The ‘Sequence’ example predicted each new character based on a history or “context” that was generated by the two preceding characters.

For a more realistic (and complicated) example, examine the file arff/iris.arff that is distributed with Epicurus-apps. If you are looking at the iris dataset right now you’ll see that there are five columns (or attributes). The classification column (or class) is the last column.  If you wish to generate a model that attempts to capture the information in the dataset run:

    ./NaiveBayes -s model -t arff/iris.arff

The -s option saves the description of the data (or model) as a file called model. To load and evaluate the model use the -l option.

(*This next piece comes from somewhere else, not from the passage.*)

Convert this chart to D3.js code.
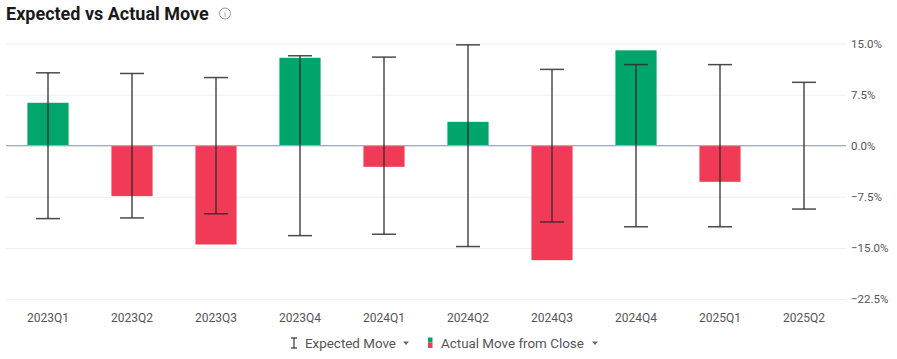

    ./NaiveBayes -l model -T arff/iris.arff

The -t means train on the data, the -T means test on the data.

Example: Stock market prediction

To contrive another example, let’s take the stock market as an example domain.

If you have a collection of measured indicators (call them Closing, Opening, Volume, CC100, SM10) and a prediction (PriceGain) you could create an arff3 file that looks like:

%
% Comments
%
@ARFF 3
@RELATION stock_prediction
@ATTRIBUTE Closing REAL
@ATTRIBUTE Opening REAL
@ATTRIBUTE Volume REAL
@ATTRIBUTE CC100 REAL
@ATTRIBUTE SM10 REAL
@ATTRIBUTE PriceGain REAL
@DATA

5.43, 5.48, 130000, 5.55, 1,    0.01
5.48, 5.49, 190000, 5.58, 1.2,  0.00
5.49, 5.49, 120000, 5.57, 1.1, -0.02
.
.
.

We treat this file as the training file (train.arff). To actually make predictions you need another file with the five indicators but this time you don’t know the PriceGain attribute. You file (assuming the same header) may look like:

.
.
5.51, 5.50, 19000,  5.05, 1,    _
5.50, 5.50, 290000, 5.06, 1.2,  _
5.50, 5.49, 120000, 5.03, 1,    _
.
.

You make the predictions running KNN (or NaiveBayes if the prediction is nominal) by:

./KNN -t train.arff -T test.arff -V PREDICTIONS

This will output a new arff file that is the test file with the predictions inserted instead of the _’s.